Work required
Copy out every line in which the string "this" occurs.

Records supplied
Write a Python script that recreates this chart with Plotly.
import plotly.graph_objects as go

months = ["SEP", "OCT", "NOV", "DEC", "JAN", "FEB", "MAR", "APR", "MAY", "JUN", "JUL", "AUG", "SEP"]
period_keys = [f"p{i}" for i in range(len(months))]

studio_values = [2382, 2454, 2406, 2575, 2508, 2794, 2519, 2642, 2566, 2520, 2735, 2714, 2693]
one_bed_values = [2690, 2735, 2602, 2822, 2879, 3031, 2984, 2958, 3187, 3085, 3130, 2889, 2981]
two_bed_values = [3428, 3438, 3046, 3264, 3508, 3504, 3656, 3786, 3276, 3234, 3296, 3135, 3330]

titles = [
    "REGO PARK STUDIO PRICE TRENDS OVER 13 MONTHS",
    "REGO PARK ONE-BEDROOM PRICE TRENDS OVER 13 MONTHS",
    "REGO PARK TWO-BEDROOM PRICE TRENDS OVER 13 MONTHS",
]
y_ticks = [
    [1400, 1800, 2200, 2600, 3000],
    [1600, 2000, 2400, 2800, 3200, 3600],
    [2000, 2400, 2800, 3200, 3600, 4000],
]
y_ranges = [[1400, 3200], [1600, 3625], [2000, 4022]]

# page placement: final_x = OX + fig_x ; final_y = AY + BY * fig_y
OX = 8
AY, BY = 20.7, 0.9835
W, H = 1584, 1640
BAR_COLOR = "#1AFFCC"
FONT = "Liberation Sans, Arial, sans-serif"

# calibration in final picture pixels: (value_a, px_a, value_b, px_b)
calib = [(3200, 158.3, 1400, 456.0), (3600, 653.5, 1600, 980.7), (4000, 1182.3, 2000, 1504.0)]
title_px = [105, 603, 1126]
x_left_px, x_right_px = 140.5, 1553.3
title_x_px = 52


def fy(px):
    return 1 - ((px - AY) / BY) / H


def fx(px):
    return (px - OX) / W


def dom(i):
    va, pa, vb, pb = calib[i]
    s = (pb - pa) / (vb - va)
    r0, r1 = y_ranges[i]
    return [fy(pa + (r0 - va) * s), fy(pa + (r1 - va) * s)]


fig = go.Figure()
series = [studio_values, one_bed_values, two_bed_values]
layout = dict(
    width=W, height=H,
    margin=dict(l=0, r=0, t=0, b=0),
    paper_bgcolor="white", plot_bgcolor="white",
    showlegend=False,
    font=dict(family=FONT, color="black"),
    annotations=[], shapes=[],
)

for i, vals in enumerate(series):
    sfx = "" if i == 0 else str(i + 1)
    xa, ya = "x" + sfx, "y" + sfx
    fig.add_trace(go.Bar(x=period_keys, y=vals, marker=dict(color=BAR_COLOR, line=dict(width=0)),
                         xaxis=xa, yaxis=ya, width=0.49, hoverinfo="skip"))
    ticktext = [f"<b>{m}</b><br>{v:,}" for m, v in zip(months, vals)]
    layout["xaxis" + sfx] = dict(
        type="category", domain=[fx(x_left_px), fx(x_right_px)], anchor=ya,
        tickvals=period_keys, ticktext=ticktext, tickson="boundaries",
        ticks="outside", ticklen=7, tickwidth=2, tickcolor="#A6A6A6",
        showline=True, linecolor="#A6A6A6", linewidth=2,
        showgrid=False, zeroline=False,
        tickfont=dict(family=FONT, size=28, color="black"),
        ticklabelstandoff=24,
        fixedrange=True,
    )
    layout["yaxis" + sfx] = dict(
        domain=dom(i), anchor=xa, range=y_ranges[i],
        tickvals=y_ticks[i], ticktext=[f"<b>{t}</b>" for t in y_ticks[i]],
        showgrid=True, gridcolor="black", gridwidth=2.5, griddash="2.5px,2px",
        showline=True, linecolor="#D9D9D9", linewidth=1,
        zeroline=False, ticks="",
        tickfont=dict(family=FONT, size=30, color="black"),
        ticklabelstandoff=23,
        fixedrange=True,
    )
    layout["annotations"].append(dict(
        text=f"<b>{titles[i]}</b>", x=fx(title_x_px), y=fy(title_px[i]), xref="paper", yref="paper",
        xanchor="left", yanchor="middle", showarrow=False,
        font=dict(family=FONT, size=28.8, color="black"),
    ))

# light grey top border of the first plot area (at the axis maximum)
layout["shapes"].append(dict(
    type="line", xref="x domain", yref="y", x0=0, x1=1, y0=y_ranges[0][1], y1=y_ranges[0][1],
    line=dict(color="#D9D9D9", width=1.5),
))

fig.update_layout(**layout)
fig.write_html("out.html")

...

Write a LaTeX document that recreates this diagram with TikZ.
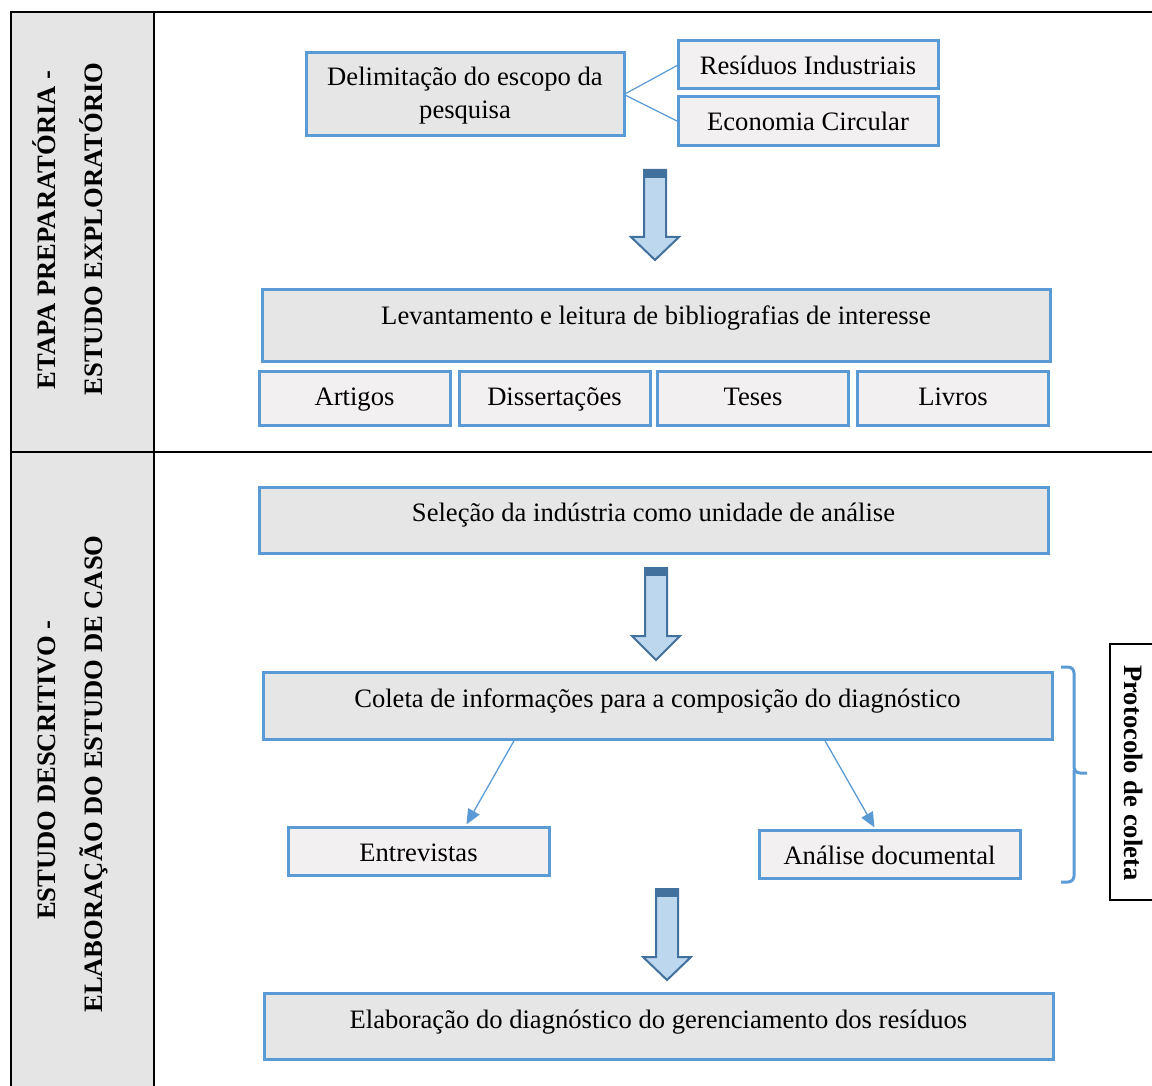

Finished task
Write a Python script that recreates this chart with Plotly.
Write a LaTeX document that recreates this diagram with TikZ.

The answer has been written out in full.